First, he rightly argues that, as Scripture enjoins, we should "examine ourselves," but also wisely says we shouldn't "take our spiritual temperature every day." He devotes one paragraph to the latter exhortation, but in my experience, the temptation to spiritual narcissism is so powerful, it requires a chapter or more to think it through. Whenever I've made a priority of examining myself, it's pretty near impossible not to take my spiritual temperature every day. I've come to conclude that I, at least, cannot vigorously pursue holiness without becoming preoccupied with my progress or lack thereof. I don't think DeYoung appreciates the full power of this temptation.

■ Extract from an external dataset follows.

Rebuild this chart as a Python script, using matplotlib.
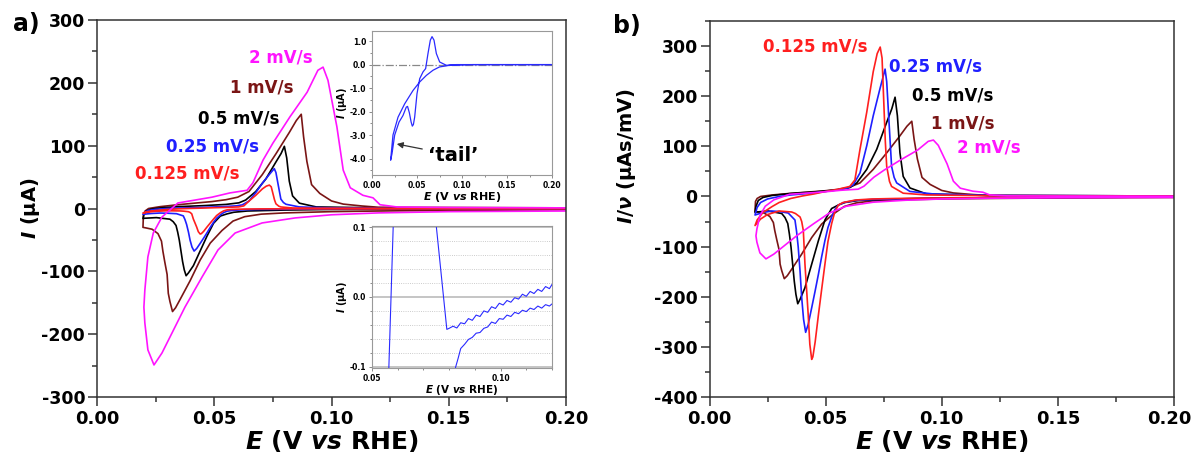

Second, he rightly notes that in the pursuit of holiness, repentance is "a way of life"—meaning we should not expect perfection in this life, and that we'll always need to repent of something. But he creates an impression that repentance is the gut check on the way to something else, a mere means to the life of holiness. Again, what I've discovered is this: The older I've grown, the more I realize how layered and subtle is my sin; the more spiritually mature I am, the more I realize, along with Jeremiah, how desperately wicked my heart is. In that sense, as I run the last laps of life, I'm much less impressed with my outward progress, and more aware than ever of my sin, and more and more in a constant state of repentance. Others compliment me on my "progress"—I no longer have a temper, I'm more considerate of my wife, more compassionate toward others, and so on and so forth. But they cannot see my heart, and if they did, they'd run in fear, repelled by the cauldron evil that remains. Perhaps I've simply failed in the pursuit of holiness. Or maybe the pursuit of holiness is not so much a striving to adopt a life of habitual virtue but learning how to live a life of constant repentance.